Once the panel was hung, the seams were patched to smooth out the surface, and then prepped for me to paint. I got started by leaving an Easter egg in the painting that felt true to my aesthetic yet provided a connection to the place.
As you can see, I generally work from left to right, but it just all depends on the project. This guy moved from top left to bottom, then across the panel both from the top and bottom.
This photo isn't very helpful visually describing process, but I like it. Sorry not sorry :)
It was pretty fun to have Brad drop by from Foster Financial to catch the last bit of me painting, and see the work as the paint was still wet.
Crazy random connection with this project: Doug (from Foster Financial) reached out to me to paint this piece, and it just by chance was completed on the day of his birth.
As some of you may know, I'm slightly obsessed with modernism. From architecture to furniture, it's all my jam. So creating a work that's integrated into an International Style building (the same style that Mies van der Rohe championed), was extremely special for me.
And to put a cherry on top of the project, you can see Fort Street Galley (FSG) from the entrance of this building. FSG was the home of my very short lived restaurant Pursue.
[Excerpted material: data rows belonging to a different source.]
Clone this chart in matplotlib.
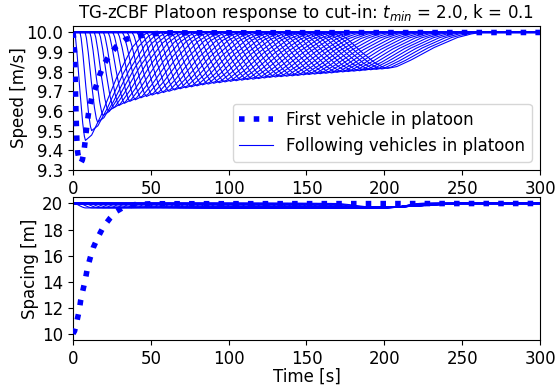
import numpy as np
import matplotlib
matplotlib.use("Agg")
from matplotlib import pyplot as plt

plt.rcParams["font.size"] = 12

# first vehicle (the one that cut in)
lead_t = [0, 0.5, 1, 1.5, 2, 2.5, 3, 4, 5, 6, 7, 8, 9, 10, 12, 15, 17, 20, 24, 28, 34, 41, 50, 60, 300]
lead_speed = [10, 9.97, 9.9, 9.74, 9.57, 9.45, 9.39, 9.345, 9.335, 9.35, 9.39, 9.46, 9.53, 9.59,
              9.665, 9.73, 9.78, 9.84, 9.89, 9.93, 9.965, 9.98, 9.992, 9.998, 10]
lead_gap_t = [0, 1, 2.6, 4, 5, 6.5, 8, 9.2, 11, 13, 16, 19.5, 24, 28, 33, 40, 50, 300]
lead_gap = [10, 10.2, 11.0, 11.8, 12.6, 13.4, 14.2, 15.0, 15.8, 16.6, 17.4, 18.2, 18.9, 19.4, 19.75,
            19.92, 19.98, 20]

# following vehicles: bottom of each speed dip
dip_time = [8, 12, 15.8, 19.3, 22.7, 26.1, 29.5, 33, 36.5, 40, 43.6, 47.2, 50.8, 54.4, 58, 61.6,
            65.2, 68.8, 72.4, 76, 79.6, 83.2, 86.8, 90.4, 94, 97.6, 101.2, 104.8, 108.4, 112, 115.6,
            119.2, 122.8, 126.4, 130, 133.6, 137.2, 140.8, 144.4, 148, 151.6, 155.2, 158.8, 162.4,
            166, 169.6, 173.2, 176.8, 180.4, 184, 187.6, 191.2, 194.8, 198.4, 202]
dip_speed = [9.45, 9.50, 9.543, 9.577, 9.60, 9.616, 9.628, 9.639, 9.649, 9.657, 9.667, 9.674, 9.681,
             9.687, 9.694, 9.70, 9.707, 9.713, 9.718, 9.723, 9.728, 9.733, 9.737, 9.741, 9.744,
             9.748, 9.751, 9.754, 9.757, 9.76, 9.762, 9.765, 9.768, 9.771, 9.773, 9.775, 9.777,
             9.779, 9.781, 9.784, 9.786, 9.788, 9.79, 9.792, 9.794, 9.797, 9.799, 9.801, 9.803,
             9.805, 9.808, 9.81, 9.812, 9.814, 9.817]
# time each follower leaves 10 m/s and time it is back at 10 m/s
brake_start = [1, 4.5, 7.8, 10.8, 13.7, 16.7, 19.6, 22.6, 25.6, 28.7, 31.8, 34.9, 38, 41.2, 44.3,
               47.4, 50.5, 53.6, 56.8, 59.9, 63, 66.1, 69.2, 72.4, 75.5, 78.6, 81.7, 84.8, 88, 91.1,
               94.2, 97.3, 100.4, 103.6, 106.7, 109.8, 112.9, 116, 119.2, 122.3, 125.4, 128.5,
               131.6, 134.8, 137.9, 141, 144.1, 147.2, 150.4, 153.5, 156.6, 159.7, 162.8, 166, 169]
recover_end = [48, 52.4, 56.5, 60.4, 64.2, 68, 71.7, 75.6, 79.5, 83.3, 87.3, 91.3, 95.2, 99.2,
               103.2, 107.2, 111.1, 115.1, 119.1, 123, 127, 131, 135, 138.9, 142.9, 146.9, 150.8,
               154.8, 158.8, 162.7, 166.7, 170.7, 174.6, 178.6, 182.6, 186.6, 190.5, 194.5, 198.5,
               202.4, 206.4, 210.4, 214.3, 218.3, 222.3, 226.3, 230.2, 234.2, 238.2, 242.1, 246.1,
               250.1, 254, 258, 262]

# common dip shape: share of the depth reached at a share of the fall / rise
fall_share = [0, 0.1, 0.25, 0.5, 0.75, 0.9, 1]
fall_depth = [0, 0.06, 0.22, 0.55, 0.84, 0.96, 1]
rise_share = [0, 0.1, 0.25, 0.5, 0.75, 0.9, 1]
rise_depth = [1, 0.95, 0.77, 0.42, 0.14, 0.04, 0]

# following vehicles: spacing (lowest value, hold level before recovery, time back at 20 m)
gap_low = [19.66, 19.67, 19.68, 19.68, 19.69, 19.69, 19.7, 19.7, 19.7, 19.7, 19.7, 19.69, 19.69,
           19.69, 19.68, 19.68, 19.68, 19.67, 19.67, 19.67, 19.66, 19.66, 19.66, 19.66, 19.65,
           19.65, 19.65, 19.65, 19.65, 19.64, 19.64, 19.64, 19.64, 19.64, 19.64, 19.63, 19.63,
           19.63, 19.63, 19.63, 19.63, 19.63, 19.63, 19.62, 19.62, 19.62, 19.62, 19.62, 19.62,
           19.62, 19.62, 19.62, 19.62, 19.62, 19.62]
gap_hold = 19.72
gap_hold_t = 208
gap_end = [222, 222.5, 223, 223.5, 224, 224.5, 225, 225.5, 226, 226.5, 227, 227.5, 228, 228.5,
           229, 229.5, 230, 230.5, 231, 231.5, 232, 232.5, 233, 233.5, 234, 234.5, 235, 235.5, 236,
           236.5, 237, 237.5, 238, 238.5, 239, 239.5, 240, 240.5, 241, 241.5, 242, 242.5, 243,
           243.5, 244, 244.5, 245, 245.5, 246, 246.5, 247, 247.5, 248, 248.5, 249]

fig = plt.figure(figsize=(5.55, 3.87), dpi=100)
ax1 = fig.add_axes([0.1315, 0.561, 0.8415, 0.372])
ax2 = fig.add_axes([0.1315, 0.121, 0.8415, 0.370])

fs = np.array(fall_share)
fd = np.array(fall_depth)
rs = np.array(rise_share)
rd = np.array(rise_depth)

for k in range(len(dip_time)):
    depth = 10 - dip_speed[k]
    t_fall = brake_start[k] + fs * (dip_time[k] - brake_start[k])
    t_rise = dip_time[k] + rs * (recover_end[k] - dip_time[k])
    t = np.concatenate([[0], t_fall, t_rise[1:], [300]])
    v = np.concatenate([[10], 10 - fd * depth, 10 - rd[1:] * depth, [10]])
    ax1.plot(t, v, color="b", lw=0.8,
             label="Following vehicles in platoon" if k == 0 else None)

    gdepth = 20 - gap_low[k]
    gt = np.concatenate([[0], t_fall, [gap_hold_t, gap_end[k], 300]])
    gv = np.concatenate([[20], 20 - fd * gdepth, [gap_hold, 20, 20]])
    ax2.plot(gt, gv, color="b", lw=0.8)

ax1.plot(lead_t, lead_speed, color="b", lw=4, ls=":", label="First vehicle in platoon", zorder=5)
ax2.plot(lead_gap_t, lead_gap, color="b", lw=4, ls=":", zorder=5)

h, l = ax1.get_legend_handles_labels()
ax1.legend(h[::-1], l[::-1], loc="lower right")

ax1.set_title("TG-zCBF Platoon response to cut-in: $t_{min}$ = 2.0, k = 0.1", fontsize=12)
ax1.set_ylabel("Speed [m/s]", labelpad=-1)
ax1.set_xlim(0, 300)
ax1.set_xticks([0, 50, 100, 150, 200, 250, 300])
ax1.set_yticks([9.3, 9.4, 9.5, 9.6, 9.7, 9.8, 9.9, 10.0])

ax2.set_ylabel("Spacing [m]", labelpad=2)
ax2.set_xlabel("Time [s]", labelpad=0)
ax2.set_xlim(0, 300)
ax2.set_xticks([0, 50, 100, 150, 200, 250, 300])
ax2.set_yticks([10, 12, 14, 16, 18, 20])

fig.savefig("out.png", dpi=100)
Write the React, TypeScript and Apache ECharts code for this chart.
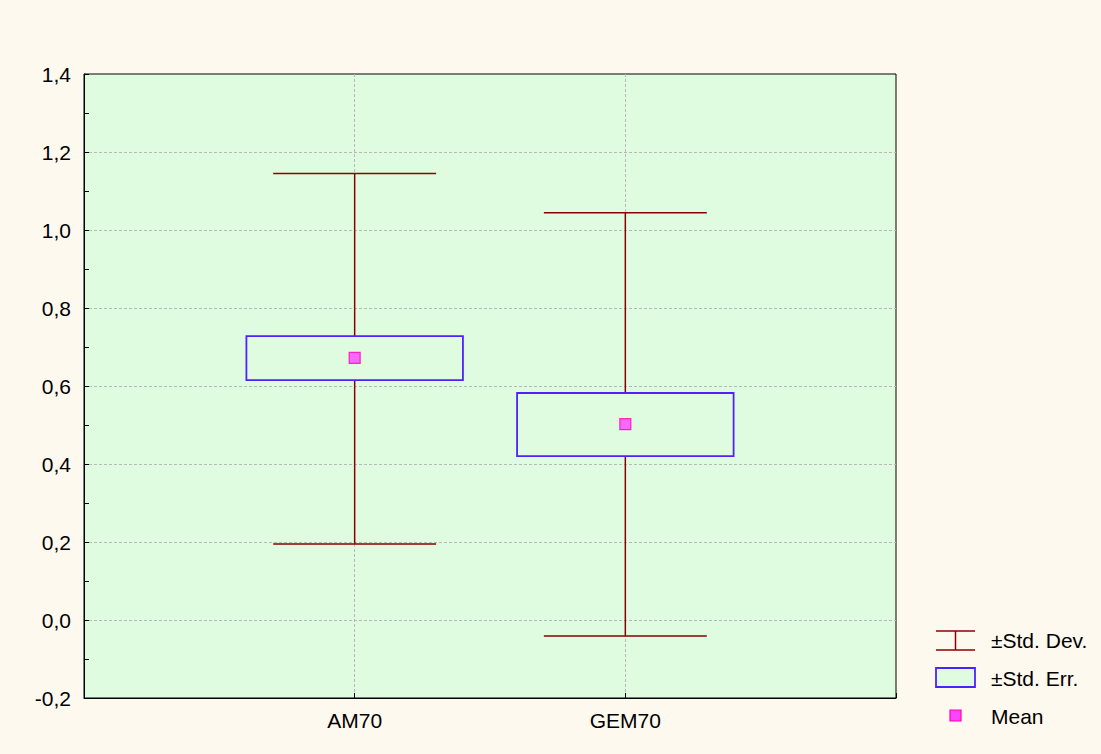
import React, { useEffect, useRef } from "react";
import * as echarts from "echarts";

const categories = ["AM70", "GEM70"];
const categoryPositions = [1, 2];
const means = [0.672, 0.502];
const stdErrLow = [0.615, 0.42];
const stdErrHigh = [0.728, 0.582];
const stdDevLow = [0.195, -0.041];
const stdDevHigh = [1.145, 1.044];
const yTicks = { min: -0.2, max: 1.4, interval: 0.2 };

const FONT = "Liberation Sans, Arial, sans-serif";
const FS = 21;

export default function App() {
  const ref = useRef<HTMLDivElement>(null);
  useEffect(() => {
    const chart = echarts.init(ref.current!, null, { renderer: "svg" });
    const boxData = categoryPositions.map((x, i) => [
      x,
      stdDevLow[i],
      stdDevHigh[i],
      stdErrLow[i],
      stdErrHigh[i],
    ]);
    const meanData = categoryPositions.map((x, i) => [x, means[i]]);
    const gridLine = { color: "#B8B8B8", type: [3, 2], width: 1 };
    const option: any = {
      animation: false,
      backgroundColor: "#FEF9EF",
      textStyle: { fontFamily: FONT },
      grid: {
        left: 84,
        top: 74,
        width: 812,
        height: 624,
        show: true,
        backgroundColor: "#E0FCE0",
        borderColor: "#000",
        borderWidth: 1,
      },
      xAxis: {
        type: "value",
        min: 0,
        max: 3,
        interval: 1,
        axisLine: { show: true, onZero: false, lineStyle: { color: "#000", width: 1 } },
        axisTick: { show: true, inside: true, length: 5, lineStyle: { color: "#000" } },
        axisLabel: {
          color: "#000",
          fontSize: FS,
          fontFamily: FONT,
          margin: 12,
          formatter: (v: number) => {
            const idx = categoryPositions.indexOf(v);
            return idx >= 0 ? categories[idx] : "";
          },
        },
        splitLine: { show: true, showMinLine: false, showMaxLine: false, lineStyle: gridLine },
      },
      yAxis: {
        type: "value",
        min: yTicks.min,
        max: yTicks.max,
        interval: yTicks.interval,
        axisLine: { show: true, onZero: false, lineStyle: { color: "#000", width: 1 } },
        axisTick: { show: true, inside: true, length: 5, lineStyle: { color: "#000" } },
        minorTick: { show: true, splitNumber: 2, length: 5, lineStyle: { color: "#000" } },
        axisLabel: {
          color: "#000",
          fontSize: FS,
          fontFamily: FONT,
          margin: 13,
          formatter: (v: number) => v.toFixed(1).replace(".", ","),
        },
        splitLine: { show: true, showMinLine: false, showMaxLine: false, lineStyle: gridLine },
      },
      series: [
        {
          type: "custom",
          name: "±Std. Dev.",
          data: boxData,
          encode: { x: 0, y: [1, 2, 3, 4] },
          renderItem: (params: any, api: any) => {
            const x = api.value(0);
            const lo = api.coord([x, api.value(1)]);
            const hi = api.coord([x, api.value(2)]);
            const seLo = api.coord([x, api.value(3)]);
            const seHi = api.coord([x, api.value(4)]);
            const capHalf = api.size([0.602, 0])[0] / 2;
            const boxHalf = api.size([0.8, 0])[0] / 2;
            const wStyle = { stroke: "#8B0000", lineWidth: 1.5 };
            return {
              type: "group",
              children: [
                { type: "line", shape: { x1: lo[0], y1: lo[1], x2: hi[0], y2: hi[1] }, style: wStyle },
                { type: "line", shape: { x1: hi[0] - capHalf, y1: hi[1], x2: hi[0] + capHalf, y2: hi[1] }, style: wStyle },
                { type: "line", shape: { x1: lo[0] - capHalf, y1: lo[1], x2: lo[0] + capHalf, y2: lo[1] }, style: wStyle },
                {
                  type: "rect",
                  shape: {
                    x: seHi[0] - boxHalf,
                    y: seHi[1],
                    width: boxHalf * 2,
                    height: seLo[1] - seHi[1],
                  },
                  style: { fill: "#E0FCE0", stroke: "#5020FF", lineWidth: 1.8 },
                },
              ],
            };
          },
          z: 2,
        },
        {
          type: "scatter",
          name: "Mean",
          data: meanData,
          symbol: "rect",
          symbolSize: 11,
          itemStyle: { color: "#FF44FF", borderColor: "#FF00B0", borderWidth: 1.2 },
          z: 3,
        },
      ],
      graphic: [
        { type: "line", shape: { x1: 936, y1: 631, x2: 975, y2: 631 }, style: { stroke: "#8B0000", lineWidth: 1.5 } },
        { type: "line", shape: { x1: 936, y1: 650, x2: 975, y2: 650 }, style: { stroke: "#8B0000", lineWidth: 1.5 } },
        { type: "line", shape: { x1: 955.5, y1: 631, x2: 955.5, y2: 650 }, style: { stroke: "#8B0000", lineWidth: 1.5 } },
        {
          type: "text",
          x: 991,
          y: 640,
          style: { text: "±Std. Dev.", fill: "#000", font: `${FS}px ${FONT}`, textVerticalAlign: "middle" },
        },
        {
          type: "rect",
          shape: { x: 936, y: 668, width: 39, height: 19 },
          style: { fill: "#E0FCE0", stroke: "#5020FF", lineWidth: 1.8 },
        },
        {
          type: "text",
          x: 991,
          y: 678,
          style: { text: "±Std. Err.", fill: "#000", font: `${FS}px ${FONT}`, textVerticalAlign: "middle" },
        },
        {
          type: "rect",
          shape: { x: 950, y: 710, width: 11, height: 11 },
          style: { fill: "#FF44FF", stroke: "#FF00B0", lineWidth: 1.2 },
        },
        {
          type: "text",
          x: 991,
          y: 716,
          style: { text: "Mean", fill: "#000", font: `${FS}px ${FONT}`, textVerticalAlign: "middle" },
        },
      ],
    };
    chart.setOption(option);
    return () => chart.dispose();
  }, []);
  return (
    <div
      ref={ref}
      style={{ position: "fixed", left: 0, top: 0, width: 1101, height: 754 }}
    />
  );
}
It was a monumental achievement for me and even more crushing blow when my year contract with them was cut short. It's a long story, and I won't get into all of it here, but kiddy corner to a place that was such a public failure (the Free Press covered my closing) for me now lives a triumph of a painting that can be viewed from the same street as the now shuttered FSG.
Thank you Doug, Brad, and Foster Financial for trusting me to create such a monumental piece of art that has transformed a small part of Fort Street and a big part of my heart.